The Mexican government is currently putting together a program, it says, that will help reduce one of the most brutal problems for journalists: their lack of protection from death threats from drug cartels, government officials, and ordinary criminals. Senior officials at the Ministry of Interior told CPJ that they expect to offer at-risk journalists a range of protective measures, including bodyguards, armored cars and/or stipends to relocate to other parts of the country.

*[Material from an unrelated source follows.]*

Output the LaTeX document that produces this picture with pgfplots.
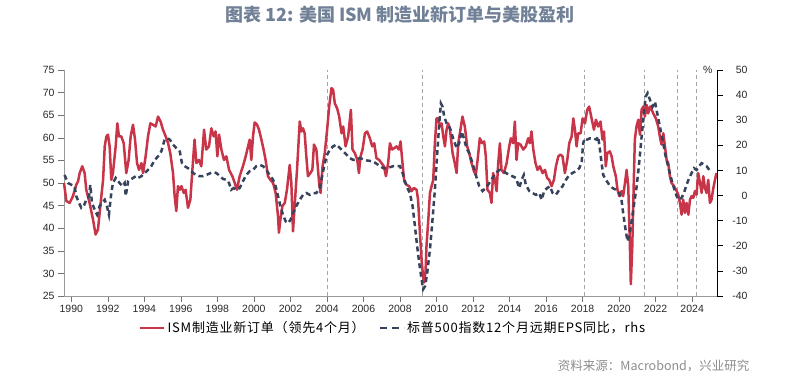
\documentclass[border=0pt]{standalone}
\usepackage{pgfplots}
\pgfplotsset{compat=1.18}
\usepackage{fontspec}
\setmainfont{Liberation Sans}
\newfontfamily\cjk{Noto Sans CJK SC}
\newfontfamily\cjkleg[LetterSpace=6]{Noto Sans CJK SC}
\definecolor{ismred}{RGB}{200,52,72}
\definecolor{epsblue}{RGB}{55,66,92}
\definecolor{titlecol}{RGB}{112,128,150}
\definecolor{srccol}{RGB}{140,140,140}
\definecolor{ticktxt}{RGB}{40,40,40}
\begin{document}
\begin{tikzpicture}
\path[use as bounding box] (0,0) rectangle (801bp,-379bp);
\node[font={\cjk\bfseries\fontsize{18bp}{20bp}\selectfont}, text=titlecol] at (400bp,-15bp) {图表 12: 美国 ISM 制造业新订单与美股盈利};
\node[font={\cjk\fontsize{12.5bp}{14bp}\selectfont}, text=srccol, anchor=east] at (753bp,-366bp) {资料来源：Macrobond，兴业研究};
\begin{axis}[
  at={(64bp,-296bp)}, anchor=south west,
  width=653bp, height=226bp, scale only axis,
  xmin=1989.6, xmax=2025.36, ymin=25, ymax=75,
  axis x line*=bottom, axis y line*=left,
  x axis line style={-, draw=gray!80}, y axis line style={-, draw=gray!80},
  tick align=outside, major tick length=6bp,
  tick style={draw=gray!90!black, line width=0.6bp},
  xtick={1990,1992,...,2024}, ytick={25,30,...,75},
  /pgf/number format/assume math mode=true,
  /pgf/number format/1000 sep={},
  ticklabel style={font=\fontsize{10.5bp}{12bp}\selectfont, text=ticktxt},
  legend style={at={(0.504,-0.141)}, anchor=center, draw=none, fill=none,
    legend columns=2, font={\cjkleg\fontsize{13bp}{15bp}\selectfont},
    /tikz/every even column/.append style={column sep=12bp}},
  legend image code/.code={\draw[#1] (0bp,0bp) -- (24bp,0bp);},
  clip=false,
]
\addplot[gray!70, line width=0.8bp, dash pattern=on 4bp off 3bp, forget plot] coordinates {(2004.05,25) (2004.05,75)};
\addplot[gray!70, line width=0.8bp, dash pattern=on 4bp off 3bp, forget plot] coordinates {(2009.2,25) (2009.2,75)};
\addplot[gray!70, line width=0.8bp, dash pattern=on 4bp off 3bp, forget plot] coordinates {(2018.1,25) (2018.1,75)};
\addplot[gray!70, line width=0.8bp, dash pattern=on 4bp off 3bp, forget plot] coordinates {(2021.4,25) (2021.4,75)};
\addplot[gray!70, line width=0.8bp, dash pattern=on 4bp off 3bp, forget plot] coordinates {(2023.2,25) (2023.2,75)};
\addplot[gray!70, line width=0.8bp, dash pattern=on 4bp off 3bp, forget plot] coordinates {(2024.25,25) (2024.25,75)};
\addplot[ismred, line width=2.5bp, line join=round] table {
1989.6 50.0
1989.73 46.0
1989.91 45.6
1990.09 47.1
1990.27 49.6
1990.37 50.4
1990.46 52.2
1990.60 53.7
1990.73 52.2
1990.82 48.5
1991.00 45.6
1991.19 41.9
1991.33 38.6
1991.46 39.7
1991.59 44.9
1991.74 50.7
1991.83 58.1
1991.92 60.3
1992.01 60.7
1992.10 58.1
1992.19 50.7
1992.28 52.2
1992.43 58.1
1992.52 63.2
1992.61 60.3
1992.74 60.3
1992.87 58.8
1993.01 52.2
1993.14 55.1
1993.25 60.3
1993.38 62.9
1993.49 59.6
1993.60 54.4
1993.71 52.9
1993.84 54.4
1993.93 52.2
1994.07 55.9
1994.20 60.3
1994.33 63.2
1994.47 62.9
1994.62 62.5
1994.75 64.7
1994.89 63.6
1995.02 61.8
1995.17 60.3
1995.30 58.8
1995.42 56.6
1995.57 52.2
1995.66 47.1
1995.75 43.8
1995.84 49.3
1995.94 48.5
1996.03 49.3
1996.16 47.8
1996.26 48.5
1996.39 44.5
1996.52 46.3
1996.63 52.9
1996.75 59.6
1996.85 54.4
1996.99 55.1
1997.12 53.7
1997.27 61.8
1997.39 57.4
1997.54 58.1
1997.67 62.1
1997.80 60.3
1997.90 61.4
1998.00 55.9
1998.09 60.7
1998.22 57.4
1998.36 55.1
1998.49 55.9
1998.64 52.9
1998.82 51.5
1998.95 50.0
1999.07 48.5
1999.22 51.5
1999.40 53.7
1999.55 55.9
1999.68 58.1
1999.77 59.6
1999.86 55.1
1999.95 60.3
2000.04 63.4
2000.17 62.9
2000.28 61.8
2000.41 59.6
2000.53 57.4
2000.64 55.1
2000.77 51.5
2000.90 50.7
2001.05 50.0
2001.19 47.8
2001.32 42.6
2001.37 39.0
2001.45 41.9
2001.56 44.9
2001.69 45.6
2001.81 48.5
2001.96 54.0
2002.05 50.0
2002.14 39.3
2002.23 44.9
2002.36 52.9
2002.51 63.6
2002.60 61.4
2002.69 62.1
2002.78 61.0
2002.87 55.9
2002.96 51.5
2003.09 52.2
2003.20 52.9
2003.29 58.5
2003.42 57.4
2003.57 50.0
2003.65 47.8
2003.76 53.7
2003.88 56.6
2004.01 61.8
2004.12 66.9
2004.25 71.0
2004.34 70.6
2004.43 67.6
2004.56 66.5
2004.67 64.7
2004.80 61.0
2004.89 62.5
2005.02 58.1
2005.16 60.3
2005.31 66.2
2005.40 57.4
2005.53 56.6
2005.66 55.1
2005.75 52.2
2005.84 55.9
2005.95 57.4
2006.08 61.0
2006.20 61.4
2006.35 59.9
2006.48 58.1
2006.59 58.8
2006.71 55.5
2006.86 55.1
2006.99 54.4
2007.12 53.7
2007.23 51.5
2007.35 54.4
2007.45 58.8
2007.57 57.4
2007.68 57.7
2007.81 58.1
2007.94 57.4
2008.03 59.2
2008.12 55.1
2008.23 50.4
2008.36 49.6
2008.50 49.3
2008.63 48.2
2008.76 48.9
2008.91 48.5
2008.99 46.3
2009.09 39.0
2009.18 33.1
2009.27 29.0
2009.33 28.0
2009.40 30.5
2009.45 36.0
2009.55 41.9
2009.64 47.8
2009.73 49.3
2009.82 50.7
2009.91 58.8
2010.00 64.3
2010.09 64.3
2010.19 62.5
2010.28 63.2
2010.37 60.3
2010.46 58.1
2010.55 61.8
2010.64 63.2
2010.73 62.0
2010.88 56.6
2011.00 54.4
2011.10 52.2
2011.19 58.8
2011.31 61.8
2011.42 64.7
2011.55 62.5
2011.68 58.1
2011.79 56.6
2011.92 54.4
2012.05 52.6
2012.15 51.8
2012.25 55.1
2012.37 59.9
2012.50 58.8
2012.61 59.2
2012.70 55.9
2012.79 48.5
2012.92 47.8
2013.01 45.6
2013.10 52.2
2013.20 50.7
2013.29 48.2
2013.38 54.4
2013.47 58.8
2013.56 52.9
2013.69 52.2
2013.84 54.4
2013.98 58.1
2014.07 59.9
2014.20 58.8
2014.29 63.6
2014.38 55.1
2014.47 58.8
2014.60 58.5
2014.75 57.4
2014.89 58.1
2015.02 59.9
2015.11 58.8
2015.20 61.4
2015.30 57.4
2015.42 54.4
2015.53 52.9
2015.66 53.7
2015.81 52.2
2015.94 52.9
2016.06 51.1
2016.17 50.7
2016.30 49.3
2016.43 50.7
2016.54 53.7
2016.67 55.9
2016.79 56.3
2016.90 55.9
2017.03 52.2
2017.16 55.1
2017.27 58.8
2017.40 60.3
2017.49 64.3
2017.58 61.8
2017.67 58.1
2017.76 61.0
2017.89 61.0
2018.00 64.3
2018.13 63.2
2018.25 66.2
2018.36 66.9
2018.49 64.3
2018.62 61.8
2018.73 64.0
2018.85 62.5
2018.98 63.6
2019.09 59.6
2019.17 61.4
2019.27 53.7
2019.35 56.6
2019.49 57.0
2019.59 55.9
2019.68 53.7
2019.82 51.5
2019.91 48.5
2020.01 47.1
2020.13 48.2
2020.22 47.1
2020.32 50.0
2020.41 52.9
2020.50 49.3
2020.59 36.0
2020.64 27.6
2020.72 36.0
2020.81 51.5
2020.86 59.6
2020.95 62.5
2021.05 64.0
2021.14 60.7
2021.23 66.2
2021.32 66.9
2021.41 64.7
2021.50 67.3
2021.59 65.4
2021.69 66.9
2021.78 66.2
2021.87 65.4
2022.01 64.3
2022.14 62.5
2022.23 60.3
2022.32 58.5
2022.42 61.0
2022.51 58.1
2022.60 55.1
2022.69 54.4
2022.78 51.5
2022.87 50.0
2022.96 49.6
2023.06 48.9
2023.15 48.2
2023.24 47.4
2023.33 45.6
2023.42 43.0
2023.51 46.3
2023.60 43.4
2023.69 45.6
2023.79 43.0
2023.88 46.3
2023.97 47.1
2024.06 46.7
2024.15 48.2
2024.24 47.4
2024.33 52.2
2024.43 50.0
2024.52 47.8
2024.61 51.5
2024.70 48.9
2024.79 47.8
2024.88 50.7
2024.97 45.6
2025.06 46.3
2025.16 48.9
2025.25 50.7
2025.33 52.2
};
\addlegendentry{ISM制造业新订单（领先4个月）}
\addlegendimage{epsblue, line width=2.5bp, dash pattern=on 7bp off 5bp}
\addlegendentry{标普500指数12个月远期EPS同比，rhs}
\end{axis}
\begin{axis}[
  at={(64bp,-296bp)}, anchor=south west,
  width=653bp, height=226bp, scale only axis,
  xmin=1989.6, xmax=2025.36, ymin=-40, ymax=50,
  axis x line=none, axis y line*=right,
  y axis line style={-, draw=black},
  tick align=outside, major tick length=6bp,
  tick style={draw=black, line width=0.6bp},
  ytick={-40,-30,...,50},
  /pgf/number format/assume math mode=true,
  yticklabel style={font=\fontsize{10.5bp}{12bp}\selectfont, text=ticktxt, anchor=east, xshift=28bp},
  clip=false,
]
\addplot[epsblue, line width=2.5bp, dash pattern=on 5bp off 3.5bp] table {
1989.63 8.2
1989.82 5.0
1990.00 4.3
1990.18 3.7
1990.27 -0.2
1990.42 -2.9
1990.55 -4.9
1990.68 -4.2
1990.82 -1.7
1990.97 -0.2
1991.04 4.3
1991.13 -2.9
1991.28 -5.6
1991.41 -7.6
1991.55 -4.2
1991.70 -2.9
1991.83 -1.7
1991.95 -4.2
1992.06 -7.6
1992.19 1.0
1992.28 5.0
1992.43 7.0
1992.56 5.7
1992.65 5.0
1992.79 3.7
1992.92 5.0
1992.98 -0.2
1993.11 5.7
1993.23 6.3
1993.38 7.0
1993.53 7.7
1993.65 7.0
1993.84 7.7
1994.02 9.0
1994.20 10.2
1994.38 11.7
1994.57 14.2
1994.75 15.6
1994.93 17.6
1995.11 22.3
1995.24 22.8
1995.39 22.3
1995.57 20.3
1995.75 18.9
1995.94 17.6
1996.06 12.9
1996.21 11.7
1996.39 10.9
1996.58 9.7
1996.66 9.0
1996.85 8.2
1997.03 7.7
1997.21 7.7
1997.39 8.2
1997.58 8.8
1997.76 9.3
1997.94 9.0
1998.12 7.9
1998.31 6.6
1998.49 6.3
1998.64 5.0
1998.76 2.3
1998.89 3.0
1999.04 2.3
1999.22 3.0
1999.40 5.7
1999.58 8.2
1999.77 9.7
1999.95 10.2
2000.13 11.7
2000.32 12.2
2000.50 11.7
2000.68 10.2
2000.86 8.2
2001.05 6.3
2001.19 3.7
2001.32 -0.2
2001.45 -4.2
2001.59 -7.6
2001.74 -10.3
2001.87 -11.0
2002.01 -9.6
2002.14 -6.9
2002.32 -4.2
2002.51 -1.7
2002.69 0.3
2002.87 1.0
2003.06 0.3
2003.24 1.0
2003.42 1.0
2003.60 3.0
2003.76 8.6
2003.88 12.9
2004.01 16.3
2004.16 18.3
2004.34 19.6
2004.52 20.3
2004.71 18.9
2004.89 17.6
2005.07 16.3
2005.25 14.9
2005.44 14.2
2005.62 14.5
2005.80 14.9
2005.98 14.5
2006.17 14.0
2006.35 13.8
2006.53 13.6
2006.71 12.7
2006.90 11.8
2007.08 10.9
2007.26 10.9
2007.45 11.3
2007.63 11.7
2007.81 11.8
2008.00 11.7
2008.14 9.0
2008.27 5.7
2008.40 3.0
2008.54 1.0
2008.69 -4.2
2008.82 -12.3
2008.94 -20.2
2009.05 -26.7
2009.18 -33.3
2009.27 -37.3
2009.38 -36.0
2009.49 -30.8
2009.64 -21.5
2009.78 -9.6
2009.91 2.3
2010.04 16.9
2010.15 28.8
2010.24 36.7
2010.33 35.4
2010.42 31.5
2010.55 28.8
2010.73 27.0
2010.91 22.8
2011.10 18.9
2011.24 20.8
2011.37 25.5
2011.50 22.8
2011.64 18.9
2011.79 16.9
2011.97 12.9
2012.15 8.2
2012.34 3.7
2012.52 1.8
2012.70 3.0
2012.89 5.0
2013.07 7.0
2013.25 9.0
2013.43 10.2
2013.62 9.7
2013.80 9.0
2013.98 8.2
2014.16 7.7
2014.35 7.0
2014.53 3.0
2014.66 6.3
2014.78 8.2
2014.89 4.3
2015.08 1.8
2015.26 1.0
2015.44 0.3
2015.63 1.0
2015.75 -1.7
2015.90 1.8
2016.06 3.0
2016.21 3.7
2016.36 1.0
2016.54 0.3
2016.72 2.3
2016.90 3.7
2017.09 6.3
2017.27 8.2
2017.45 9.0
2017.63 9.7
2017.82 10.9
2017.95 13.5
2018.03 20.8
2018.12 22.8
2018.25 22.3
2018.40 22.8
2018.58 22.8
2018.76 22.3
2018.85 23.5
2018.95 18.3
2019.04 12.9
2019.13 8.2
2019.27 6.3
2019.46 4.3
2019.64 3.0
2019.82 2.3
2020.01 1.0
2020.13 -1.7
2020.22 -6.9
2020.35 -13.5
2020.46 -18.2
2020.59 -14.8
2020.72 -8.3
2020.83 -2.9
2020.96 3.7
2021.08 11.7
2021.19 20.3
2021.32 30.2
2021.45 39.4
2021.56 40.8
2021.69 38.1
2021.83 35.4
2021.96 37.4
2022.09 32.7
2022.23 27.5
2022.38 22.3
2022.51 16.9
2022.64 12.9
2022.75 9.7
2022.87 6.3
2023.00 3.0
2023.15 -0.2
2023.27 -1.7
2023.42 -0.9
2023.55 1.0
2023.69 4.3
2023.84 7.0
2023.97 9.0
2024.10 10.9
2024.24 10.2
2024.39 11.8
2024.52 12.9
2024.64 12.4
2024.79 11.7
2024.94 10.2
};
\node[font=\fontsize{10.5bp}{12bp}\selectfont, text=ticktxt, anchor=east] at (rel axis cs:1,1) [xshift=-1bp] {\%};
\end{axis}
\end{tikzpicture}
\end{document}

But many severe problems are ahead, like the widespread lack of trust by local journalists of law enforcement officials. Twenty-two journalists have been murdered since President Felipe Calderón Hinojosa took office in December 2006, at least eight in direct reprisal for reporting on crime and corruption. It is generally assumed that government and police at all levels have been penetrated by organized crime. Journalists will thus oppose having their protection handled by people who may be working for the same groups that threatened them. Nor will journalists likely be happy receiving police protection if they believe government officials are behind the threats--as has repeatedly happened in the past.
Government officials said the program initially will rely on federal police, but in the near future, they said, they want to extend the program to the states and bring in state police. That may cause more trouble, however, because state police are usually seen as far more corrupt than their federal counterparts.
Those are problems can be worked out as the program itself is being designed, according to Omeheira López Reyna, head of the Ministry of Interior, who is responsible for the program's operation. At this point, she said, there is a broad plan with details to be supplied over the next two months. The government has to provide Congress with something concrete on this matter very soon in order to meet a deadline for a vote on next year's budget bill, López Reyna added. When that's been done, she said, press support groups and journalists will be consulted about how best to implement the program.
There is considerable skepticism among Mexican press groups, which have strongly denounced the program as it stands. The groups said it is designed and run entirely by government officials who have no understanding of what it's like to be a journalist in Mexico.
The program foresees including representatives from the National Human Rights Commission and the U.N. local offices. But these representatives will only have an advisory status, with no say in how the whole thing runs. The government is also planning to appoint three journalists with same status.
Besides criticism to the program's design, local press groups and many reporters conceded that they too don't know if they can trust the government to protect journalists under threat. Therefore, they told CPJ, they are not willing to lend their names to a government program designed to do so.